* [Given task]: Beneath this instruction is a block of data; output from it exactly the lines that run from the one containing "Write the matplotlib code for this chart." through the one containing "ms=8, label='90+ Delinquency')", inclusive.

* [Exercise input]:
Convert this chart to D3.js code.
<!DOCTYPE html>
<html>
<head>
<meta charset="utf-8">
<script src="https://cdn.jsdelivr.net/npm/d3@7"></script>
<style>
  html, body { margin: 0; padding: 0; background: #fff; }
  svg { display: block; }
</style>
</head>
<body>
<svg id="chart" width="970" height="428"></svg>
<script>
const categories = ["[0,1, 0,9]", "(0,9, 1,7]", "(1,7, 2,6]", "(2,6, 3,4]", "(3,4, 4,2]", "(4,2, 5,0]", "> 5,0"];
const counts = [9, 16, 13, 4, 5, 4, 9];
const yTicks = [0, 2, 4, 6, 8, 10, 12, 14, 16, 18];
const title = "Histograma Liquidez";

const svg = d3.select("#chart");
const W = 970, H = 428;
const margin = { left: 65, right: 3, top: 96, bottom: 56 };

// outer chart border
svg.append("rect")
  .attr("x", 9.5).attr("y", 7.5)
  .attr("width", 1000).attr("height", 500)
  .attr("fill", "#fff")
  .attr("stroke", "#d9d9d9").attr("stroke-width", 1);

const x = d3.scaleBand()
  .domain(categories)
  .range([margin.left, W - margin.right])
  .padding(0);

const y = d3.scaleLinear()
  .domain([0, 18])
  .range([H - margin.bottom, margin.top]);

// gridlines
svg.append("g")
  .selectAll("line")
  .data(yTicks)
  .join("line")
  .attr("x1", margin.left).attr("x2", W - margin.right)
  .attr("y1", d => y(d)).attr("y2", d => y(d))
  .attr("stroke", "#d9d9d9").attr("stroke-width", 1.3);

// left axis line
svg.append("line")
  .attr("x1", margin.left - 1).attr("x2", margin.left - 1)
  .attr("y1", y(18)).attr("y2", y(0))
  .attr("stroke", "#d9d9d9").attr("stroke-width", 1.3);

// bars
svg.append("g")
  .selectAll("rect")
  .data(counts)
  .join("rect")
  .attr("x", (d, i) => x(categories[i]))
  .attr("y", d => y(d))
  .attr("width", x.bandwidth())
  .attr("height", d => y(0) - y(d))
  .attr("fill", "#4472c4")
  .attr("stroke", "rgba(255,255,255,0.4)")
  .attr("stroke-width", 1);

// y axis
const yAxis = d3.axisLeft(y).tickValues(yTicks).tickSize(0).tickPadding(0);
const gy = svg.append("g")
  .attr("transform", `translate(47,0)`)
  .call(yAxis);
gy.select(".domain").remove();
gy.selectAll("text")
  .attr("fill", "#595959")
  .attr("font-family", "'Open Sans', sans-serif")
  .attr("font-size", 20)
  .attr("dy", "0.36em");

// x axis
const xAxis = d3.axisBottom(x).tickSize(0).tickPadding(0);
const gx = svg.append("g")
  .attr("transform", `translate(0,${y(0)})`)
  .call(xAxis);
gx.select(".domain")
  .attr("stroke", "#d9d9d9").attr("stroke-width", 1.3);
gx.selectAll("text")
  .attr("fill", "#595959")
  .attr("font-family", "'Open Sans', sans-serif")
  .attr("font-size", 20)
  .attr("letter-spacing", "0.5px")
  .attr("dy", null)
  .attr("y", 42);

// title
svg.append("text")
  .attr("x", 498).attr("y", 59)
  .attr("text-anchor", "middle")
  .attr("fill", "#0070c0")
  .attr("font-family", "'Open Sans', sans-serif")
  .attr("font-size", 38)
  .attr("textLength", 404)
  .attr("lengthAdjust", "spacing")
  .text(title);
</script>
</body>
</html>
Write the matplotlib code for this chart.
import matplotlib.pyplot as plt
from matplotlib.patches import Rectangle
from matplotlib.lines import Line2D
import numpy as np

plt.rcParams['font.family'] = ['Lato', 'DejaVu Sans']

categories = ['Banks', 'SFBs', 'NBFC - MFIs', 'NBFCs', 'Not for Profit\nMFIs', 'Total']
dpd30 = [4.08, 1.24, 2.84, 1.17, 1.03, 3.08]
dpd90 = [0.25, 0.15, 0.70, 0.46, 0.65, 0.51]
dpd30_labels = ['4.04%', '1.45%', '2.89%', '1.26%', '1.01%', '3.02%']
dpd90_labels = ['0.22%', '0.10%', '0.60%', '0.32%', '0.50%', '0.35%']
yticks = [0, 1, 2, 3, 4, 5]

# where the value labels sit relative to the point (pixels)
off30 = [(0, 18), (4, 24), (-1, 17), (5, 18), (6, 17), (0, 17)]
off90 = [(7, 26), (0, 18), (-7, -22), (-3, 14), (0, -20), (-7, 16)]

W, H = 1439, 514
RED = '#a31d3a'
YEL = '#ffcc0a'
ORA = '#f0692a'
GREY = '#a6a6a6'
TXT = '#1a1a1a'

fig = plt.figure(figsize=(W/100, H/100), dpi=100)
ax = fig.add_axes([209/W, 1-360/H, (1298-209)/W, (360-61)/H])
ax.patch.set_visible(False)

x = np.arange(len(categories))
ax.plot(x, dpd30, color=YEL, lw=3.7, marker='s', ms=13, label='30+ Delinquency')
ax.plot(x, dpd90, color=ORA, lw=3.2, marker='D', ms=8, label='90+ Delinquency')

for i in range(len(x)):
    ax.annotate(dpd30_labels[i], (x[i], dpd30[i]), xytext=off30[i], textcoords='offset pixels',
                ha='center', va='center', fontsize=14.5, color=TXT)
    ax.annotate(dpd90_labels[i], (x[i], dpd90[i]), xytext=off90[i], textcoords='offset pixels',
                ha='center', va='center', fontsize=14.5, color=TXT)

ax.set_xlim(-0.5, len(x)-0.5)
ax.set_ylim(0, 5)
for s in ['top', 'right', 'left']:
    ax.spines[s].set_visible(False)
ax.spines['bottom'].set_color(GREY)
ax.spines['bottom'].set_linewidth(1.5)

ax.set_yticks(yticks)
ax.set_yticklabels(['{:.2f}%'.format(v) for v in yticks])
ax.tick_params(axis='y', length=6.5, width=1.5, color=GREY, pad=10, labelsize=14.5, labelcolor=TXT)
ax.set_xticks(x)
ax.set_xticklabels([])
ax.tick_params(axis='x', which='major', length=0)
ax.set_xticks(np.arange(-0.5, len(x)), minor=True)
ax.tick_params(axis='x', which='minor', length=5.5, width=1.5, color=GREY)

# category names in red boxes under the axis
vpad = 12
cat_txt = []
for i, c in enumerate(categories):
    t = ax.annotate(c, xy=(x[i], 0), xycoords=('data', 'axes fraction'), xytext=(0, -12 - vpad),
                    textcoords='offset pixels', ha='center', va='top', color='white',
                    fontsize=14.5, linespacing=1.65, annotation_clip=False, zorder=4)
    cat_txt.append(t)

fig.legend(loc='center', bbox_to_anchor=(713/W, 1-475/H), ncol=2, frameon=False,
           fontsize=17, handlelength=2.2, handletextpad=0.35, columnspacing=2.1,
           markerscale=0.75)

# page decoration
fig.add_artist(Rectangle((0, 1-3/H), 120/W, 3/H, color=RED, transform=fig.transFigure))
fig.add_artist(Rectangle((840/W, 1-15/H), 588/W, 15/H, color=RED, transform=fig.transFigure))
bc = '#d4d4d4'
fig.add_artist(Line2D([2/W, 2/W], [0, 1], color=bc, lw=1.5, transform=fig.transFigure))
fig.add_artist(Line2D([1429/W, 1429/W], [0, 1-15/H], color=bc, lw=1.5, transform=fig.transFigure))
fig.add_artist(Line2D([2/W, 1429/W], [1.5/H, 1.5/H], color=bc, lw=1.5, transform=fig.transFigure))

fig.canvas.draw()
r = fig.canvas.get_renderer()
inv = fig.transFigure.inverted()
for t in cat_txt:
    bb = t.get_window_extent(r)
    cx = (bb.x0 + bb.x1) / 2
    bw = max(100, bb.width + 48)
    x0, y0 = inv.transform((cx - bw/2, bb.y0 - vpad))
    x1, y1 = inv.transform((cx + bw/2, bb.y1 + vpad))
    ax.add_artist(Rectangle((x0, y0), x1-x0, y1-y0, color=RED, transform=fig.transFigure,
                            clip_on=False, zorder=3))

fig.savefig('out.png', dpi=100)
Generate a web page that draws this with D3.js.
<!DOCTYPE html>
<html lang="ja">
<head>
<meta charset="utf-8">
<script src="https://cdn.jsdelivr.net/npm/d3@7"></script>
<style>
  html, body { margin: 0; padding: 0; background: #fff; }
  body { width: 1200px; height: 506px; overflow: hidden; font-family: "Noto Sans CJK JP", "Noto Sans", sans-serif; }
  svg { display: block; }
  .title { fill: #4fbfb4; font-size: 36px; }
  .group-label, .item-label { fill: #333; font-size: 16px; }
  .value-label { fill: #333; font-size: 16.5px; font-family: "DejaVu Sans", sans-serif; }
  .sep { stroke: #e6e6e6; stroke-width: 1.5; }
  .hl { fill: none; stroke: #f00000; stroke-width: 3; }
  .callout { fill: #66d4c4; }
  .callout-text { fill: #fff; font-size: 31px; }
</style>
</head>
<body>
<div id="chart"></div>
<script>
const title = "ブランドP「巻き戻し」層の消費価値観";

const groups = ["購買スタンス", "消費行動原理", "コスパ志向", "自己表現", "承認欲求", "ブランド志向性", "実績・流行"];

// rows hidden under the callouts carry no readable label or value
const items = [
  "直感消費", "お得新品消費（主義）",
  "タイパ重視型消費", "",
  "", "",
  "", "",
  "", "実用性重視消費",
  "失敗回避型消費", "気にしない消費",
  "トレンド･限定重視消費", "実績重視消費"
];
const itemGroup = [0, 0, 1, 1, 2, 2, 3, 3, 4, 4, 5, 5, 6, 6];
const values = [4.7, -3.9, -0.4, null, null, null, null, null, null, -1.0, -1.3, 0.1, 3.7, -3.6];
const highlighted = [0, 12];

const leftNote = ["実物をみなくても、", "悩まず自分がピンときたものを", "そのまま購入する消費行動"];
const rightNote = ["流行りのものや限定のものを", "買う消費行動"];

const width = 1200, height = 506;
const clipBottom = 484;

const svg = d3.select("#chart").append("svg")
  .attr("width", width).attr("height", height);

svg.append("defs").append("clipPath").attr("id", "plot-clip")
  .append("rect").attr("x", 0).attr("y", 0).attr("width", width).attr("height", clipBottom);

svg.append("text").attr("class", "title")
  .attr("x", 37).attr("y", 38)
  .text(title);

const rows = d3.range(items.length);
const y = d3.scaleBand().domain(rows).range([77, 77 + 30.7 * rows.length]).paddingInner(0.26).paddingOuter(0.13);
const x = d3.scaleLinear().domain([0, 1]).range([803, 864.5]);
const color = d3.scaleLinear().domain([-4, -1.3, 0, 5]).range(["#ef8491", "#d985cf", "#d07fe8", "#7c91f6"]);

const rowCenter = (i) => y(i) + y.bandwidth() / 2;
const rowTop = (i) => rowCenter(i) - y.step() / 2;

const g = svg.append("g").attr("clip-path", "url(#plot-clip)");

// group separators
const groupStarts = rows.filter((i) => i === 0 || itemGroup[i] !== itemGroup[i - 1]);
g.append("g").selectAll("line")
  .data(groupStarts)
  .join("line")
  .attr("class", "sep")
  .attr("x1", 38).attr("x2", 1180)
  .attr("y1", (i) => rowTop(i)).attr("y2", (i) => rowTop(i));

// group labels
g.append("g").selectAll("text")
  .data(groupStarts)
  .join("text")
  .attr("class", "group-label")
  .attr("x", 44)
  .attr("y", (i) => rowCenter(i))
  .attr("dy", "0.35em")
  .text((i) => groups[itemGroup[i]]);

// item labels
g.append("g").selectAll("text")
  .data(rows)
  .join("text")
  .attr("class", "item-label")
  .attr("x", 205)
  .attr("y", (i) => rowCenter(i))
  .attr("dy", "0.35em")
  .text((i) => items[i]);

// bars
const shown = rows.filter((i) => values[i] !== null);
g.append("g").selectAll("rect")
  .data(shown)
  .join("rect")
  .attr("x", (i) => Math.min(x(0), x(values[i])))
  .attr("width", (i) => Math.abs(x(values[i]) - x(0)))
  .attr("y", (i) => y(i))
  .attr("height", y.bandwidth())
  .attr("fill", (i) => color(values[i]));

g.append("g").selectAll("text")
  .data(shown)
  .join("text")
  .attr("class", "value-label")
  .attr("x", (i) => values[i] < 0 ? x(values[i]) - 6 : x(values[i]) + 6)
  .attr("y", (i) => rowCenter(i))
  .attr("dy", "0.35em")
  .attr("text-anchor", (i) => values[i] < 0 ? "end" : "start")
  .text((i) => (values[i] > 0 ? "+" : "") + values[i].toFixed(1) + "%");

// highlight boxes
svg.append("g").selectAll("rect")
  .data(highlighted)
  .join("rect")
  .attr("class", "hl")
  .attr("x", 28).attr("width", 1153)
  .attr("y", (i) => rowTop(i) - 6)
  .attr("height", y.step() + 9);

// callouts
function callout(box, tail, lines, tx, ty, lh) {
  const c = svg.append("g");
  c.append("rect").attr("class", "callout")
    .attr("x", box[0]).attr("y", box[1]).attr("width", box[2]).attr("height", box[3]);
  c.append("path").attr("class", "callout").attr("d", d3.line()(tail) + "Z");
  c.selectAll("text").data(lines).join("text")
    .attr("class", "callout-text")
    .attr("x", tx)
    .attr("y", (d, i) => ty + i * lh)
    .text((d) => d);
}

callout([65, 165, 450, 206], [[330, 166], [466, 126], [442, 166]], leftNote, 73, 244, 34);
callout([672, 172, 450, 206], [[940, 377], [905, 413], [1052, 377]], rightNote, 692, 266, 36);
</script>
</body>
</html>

* [Exercise answer]:
Write the matplotlib code for this chart.
import matplotlib.pyplot as plt
from matplotlib.patches import Rectangle
from matplotlib.lines import Line2D
import numpy as np

plt.rcParams['font.family'] = ['Lato', 'DejaVu Sans']

categories = ['Banks', 'SFBs', 'NBFC - MFIs', 'NBFCs', 'Not for Profit\nMFIs', 'Total']
dpd30 = [4.08, 1.24, 2.84, 1.17, 1.03, 3.08]
dpd90 = [0.25, 0.15, 0.70, 0.46, 0.65, 0.51]
dpd30_labels = ['4.04%', '1.45%', '2.89%', '1.26%', '1.01%', '3.02%']
dpd90_labels = ['0.22%', '0.10%', '0.60%', '0.32%', '0.50%', '0.35%']
yticks = [0, 1, 2, 3, 4, 5]

# where the value labels sit relative to the point (pixels)
off30 = [(0, 18), (4, 24), (-1, 17), (5, 18), (6, 17), (0, 17)]
off90 = [(7, 26), (0, 18), (-7, -22), (-3, 14), (0, -20), (-7, 16)]

W, H = 1439, 514
RED = '#a31d3a'
YEL = '#ffcc0a'
ORA = '#f0692a'
GREY = '#a6a6a6'
TXT = '#1a1a1a'

fig = plt.figure(figsize=(W/100, H/100), dpi=100)
ax = fig.add_axes([209/W, 1-360/H, (1298-209)/W, (360-61)/H])
ax.patch.set_visible(False)

x = np.arange(len(categories))
ax.plot(x, dpd30, color=YEL, lw=3.7, marker='s', ms=13, label='30+ Delinquency')
ax.plot(x, dpd90, color=ORA, lw=3.2, marker='D', ms=8, label='90+ Delinquency')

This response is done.